* Supplied records *
%%
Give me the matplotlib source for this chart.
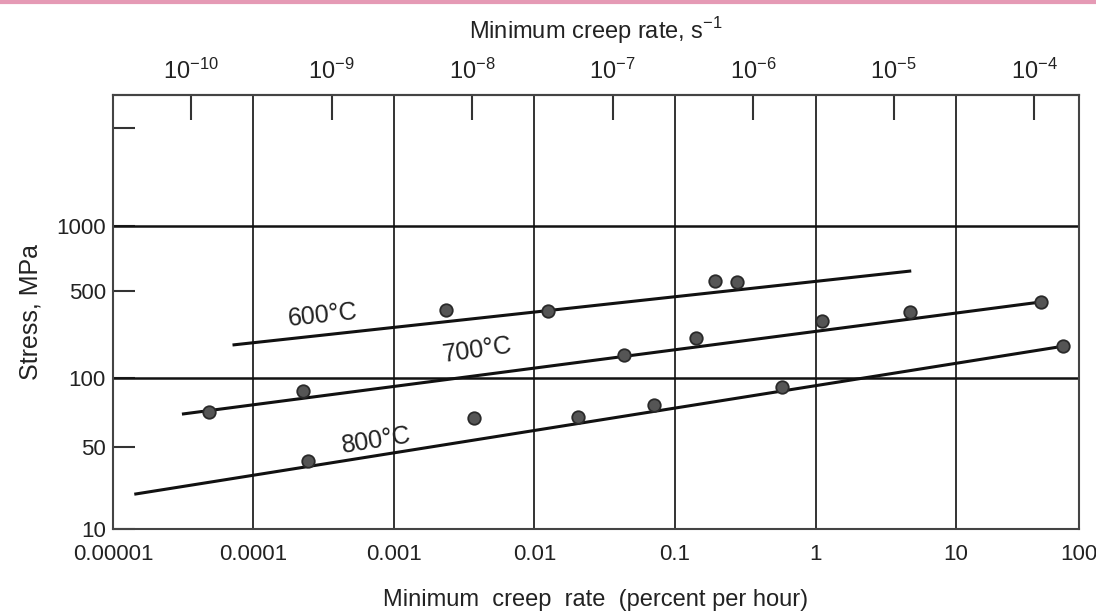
import matplotlib
matplotlib.use("Agg")
import matplotlib.pyplot as plt
from matplotlib.ticker import NullLocator
from matplotlib.lines import Line2D

plt.rcParams['font.family'] = ['Liberation Sans', 'DejaVu Sans']
plt.rcParams['mathtext.fontset'] = 'custom'
plt.rcParams['mathtext.rm'] = 'Liberation Sans'

# ---- data (creep rate in percent per hour, stress in MPa) ----
rate_600 = [0.00235, 0.0124, 0.192, 0.275]
stress_600 = [279, 275, 434, 427]
fit_rate_600 = [7.1e-5, 4.8]
fit_stress_600 = [164, 505]

rate_700 = [4.8e-5, 2.24e-4, 0.0435, 0.141, 1.11, 4.7, 40]
stress_700 = [59, 81.5, 141, 182, 236, 271, 315]
fit_rate_700 = [3.1e-5, 40]
fit_stress_700 = [57.4, 315]

rate_800 = [2.43e-4, 0.00373, 0.0205, 0.071, 0.58, 58]
stress_800 = [28.1, 54, 54.8, 65.8, 86.5, 161]
fit_rate_800 = [1.42e-5, 58]
fit_stress_800 = [17.0, 161]

labels = ['600°C', '700°C', '800°C']
label_x = [3.1e-4, 3.9e-3, 7.5e-4]
label_y = [259, 152, 38.6]
label_rot = [6, 8, 9]

# tick marks sit where the reference draws them (its last decade is cut short)
x_ticks = [1e-5, 1e-4, 1e-3, 1e-2, 1e-1, 1, 10, 75]
x_labels = ['0.00001', '0.0001', '0.001', '0.01', '0.1', '1', '10', '100']
y_ticks = [10, 35, 100, 370, 1000, 4400]
y_labels = ['10', '50', '100', '500', '1000', '']
y_grid = [100, 1000]
top_ticks = [1e-10, 1e-9, 1e-8, 1e-7, 1e-6, 1e-5, 1e-4]
top_labels = [r'$\mathregular{10^{-%d}}$' % k for k in range(10, 3, -1)]

ink = '#222222'

fig = plt.figure(figsize=(10.96, 6.16), dpi=100)
ax = fig.add_axes([0.103, 0.141, 0.8815, 0.7046])
ax.set_xscale('log')
ax.set_yscale('log')
ax.set_xlim(1e-5, 75)
ax.set_ylim(10, 7300)

# grid: every decade vertically, 100 and 1000 horizontally
ax.set_xticks(x_ticks)
ax.set_xticklabels(x_labels)
ax.xaxis.set_minor_locator(NullLocator())
ax.grid(True, axis='x', color='#333333', linewidth=1.4)
for yv in y_grid:
    ax.axhline(yv, color='#111111', linewidth=1.8)

ax.set_yticks(y_ticks)
ax.set_yticklabels(y_labels)
ax.yaxis.set_minor_locator(NullLocator())

ax.tick_params(axis='x', length=0, pad=11, labelsize=16, labelcolor=ink)
ax.tick_params(axis='y', direction='in', length=16, width=1.5, color='#333333',
               pad=5, labelsize=16, labelcolor=ink)
for s in ax.spines.values():
    s.set_color('#444444')
    s.set_linewidth(1.5)

# fitted lines and points
for fx, fy in [(fit_rate_600, fit_stress_600), (fit_rate_700, fit_stress_700),
               (fit_rate_800, fit_stress_800)]:
    ax.plot(fx, fy, color='#111111', linewidth=2.2, solid_capstyle='butt', zorder=3)
for rx, sy in [(rate_600, stress_600), (rate_700, stress_700), (rate_800, stress_800)]:
    ax.plot(rx, sy, 'o', markersize=9, markerfacecolor='#555555',
            markeredgecolor='#2a2a2a', markeredgewidth=1.3, zorder=4)

for t, lx, ly, r in zip(labels, label_x, label_y, label_rot):
    ax.text(lx, ly, t, fontsize=18, color=ink, rotation=r,
            ha='center', va='center', rotation_mode='anchor', zorder=5)

ax.set_ylabel('Stress, MPa', fontsize=18, color=ink, labelpad=10)
ax.set_xlabel('Minimum  creep  rate  (percent per hour)', fontsize=17,
              color=ink, labelpad=17)

# top axis in s^-1
sec = ax.secondary_xaxis('top', functions=(lambda x: x / 100.0 / 3600.0,
                                           lambda s: s * 3600.0 * 100.0))
sec.set_xticks(top_ticks)
sec.set_xticklabels(top_labels)
sec.xaxis.set_minor_locator(NullLocator())
sec.tick_params(direction='in', length=18, width=1.5, color='#333333',
                pad=8, labelsize=17, labelcolor=ink)
sec.spines['top'].set_color('#444444')
sec.spines['top'].set_linewidth(1.5)
sec.set_xlabel(r'Minimum creep rate, s$^{\mathregular{-1}}$', fontsize=17,
               color=ink, labelpad=14)

# thin pink rule along the top edge of the scan
fig.add_artist(Line2D([0, 1], [0.997, 0.997], color='#e59ab5', linewidth=3))

fig.savefig('out.png', dpi=100, facecolor='white')
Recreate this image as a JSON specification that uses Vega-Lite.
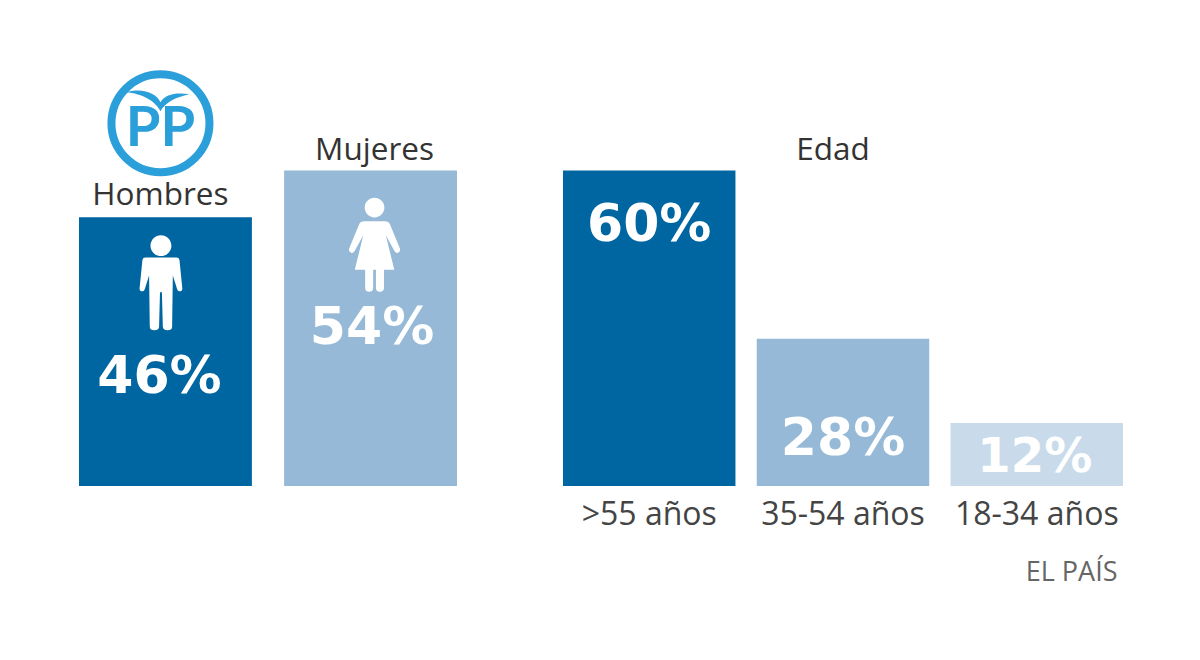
%%
* Stated goal *
Output the lines above in full and exactly as given, omitting any pictures.

* Solution to the exercise *
Give me the matplotlib source for this chart.
import matplotlib
matplotlib.use("Agg")
import matplotlib.pyplot as plt
from matplotlib.ticker import NullLocator
from matplotlib.lines import Line2D

plt.rcParams['font.family'] = ['Liberation Sans', 'DejaVu Sans']
plt.rcParams['mathtext.fontset'] = 'custom'
plt.rcParams['mathtext.rm'] = 'Liberation Sans'

# ---- data (creep rate in percent per hour, stress in MPa) ----
rate_600 = [0.00235, 0.0124, 0.192, 0.275]
stress_600 = [279, 275, 434, 427]
fit_rate_600 = [7.1e-5, 4.8]
fit_stress_600 = [164, 505]

rate_700 = [4.8e-5, 2.24e-4, 0.0435, 0.141, 1.11, 4.7, 40]
stress_700 = [59, 81.5, 141, 182, 236, 271, 315]
fit_rate_700 = [3.1e-5, 40]
fit_stress_700 = [57.4, 315]

rate_800 = [2.43e-4, 0.00373, 0.0205, 0.071, 0.58, 58]
stress_800 = [28.1, 54, 54.8, 65.8, 86.5, 161]
fit_rate_800 = [1.42e-5, 58]
fit_stress_800 = [17.0, 161]

labels = ['600°C', '700°C', '800°C']
label_x = [3.1e-4, 3.9e-3, 7.5e-4]
label_y = [259, 152, 38.6]
label_rot = [6, 8, 9]

# tick marks sit where the reference draws them (its last decade is cut short)
x_ticks = [1e-5, 1e-4, 1e-3, 1e-2, 1e-1, 1, 10, 75]
x_labels = ['0.00001', '0.0001', '0.001', '0.01', '0.1', '1', '10', '100']
y_ticks = [10, 35, 100, 370, 1000, 4400]
y_labels = ['10', '50', '100', '500', '1000', '']
y_grid = [100, 1000]
top_ticks = [1e-10, 1e-9, 1e-8, 1e-7, 1e-6, 1e-5, 1e-4]
top_labels = [r'$\mathregular{10^{-%d}}$' % k for k in range(10, 3, -1)]

ink = '#222222'

fig = plt.figure(figsize=(10.96, 6.16), dpi=100)
ax = fig.add_axes([0.103, 0.141, 0.8815, 0.7046])
ax.set_xscale('log')
ax.set_yscale('log')
ax.set_xlim(1e-5, 75)
ax.set_ylim(10, 7300)

# grid: every decade vertically, 100 and 1000 horizontally
ax.set_xticks(x_ticks)
ax.set_xticklabels(x_labels)
ax.xaxis.set_minor_locator(NullLocator())
ax.grid(True, axis='x', color='#333333', linewidth=1.4)
for yv in y_grid:
    ax.axhline(yv, color='#111111', linewidth=1.8)

ax.set_yticks(y_ticks)
ax.set_yticklabels(y_labels)
ax.yaxis.set_minor_locator(NullLocator())

ax.tick_params(axis='x', length=0, pad=11, labelsize=16, labelcolor=ink)
ax.tick_params(axis='y', direction='in', length=16, width=1.5, color='#333333',
               pad=5, labelsize=16, labelcolor=ink)
for s in ax.spines.values():
    s.set_color('#444444')
    s.set_linewidth(1.5)

# fitted lines and points
for fx, fy in [(fit_rate_600, fit_stress_600), (fit_rate_700, fit_stress_700),
               (fit_rate_800, fit_stress_800)]:
    ax.plot(fx, fy, color='#111111', linewidth=2.2, solid_capstyle='butt', zorder=3)
for rx, sy in [(rate_600, stress_600), (rate_700, stress_700), (rate_800, stress_800)]:
    ax.plot(rx, sy, 'o', markersize=9, markerfacecolor='#555555',
            markeredgecolor='#2a2a2a', markeredgewidth=1.3, zorder=4)

for t, lx, ly, r in zip(labels, label_x, label_y, label_rot):
    ax.text(lx, ly, t, fontsize=18, color=ink, rotation=r,
            ha='center', va='center', rotation_mode='anchor', zorder=5)

ax.set_ylabel('Stress, MPa', fontsize=18, color=ink, labelpad=10)
ax.set_xlabel('Minimum  creep  rate  (percent per hour)', fontsize=17,
              color=ink, labelpad=17)

# top axis in s^-1
sec = ax.secondary_xaxis('top', functions=(lambda x: x / 100.0 / 3600.0,
                                           lambda s: s * 3600.0 * 100.0))
sec.set_xticks(top_ticks)
sec.set_xticklabels(top_labels)
sec.xaxis.set_minor_locator(NullLocator())
sec.tick_params(direction='in', length=18, width=1.5, color='#333333',
                pad=8, labelsize=17, labelcolor=ink)
sec.spines['top'].set_color('#444444')
sec.spines['top'].set_linewidth(1.5)
sec.set_xlabel(r'Minimum creep rate, s$^{\mathregular{-1}}$', fontsize=17,
               color=ink, labelpad=14)

# thin pink rule along the top edge of the scan
fig.add_artist(Line2D([0, 1], [0.997, 0.997], color='#e59ab5', linewidth=3))

fig.savefig('out.png', dpi=100, facecolor='white')
Recreate this image as a JSON specification that uses Vega-Lite.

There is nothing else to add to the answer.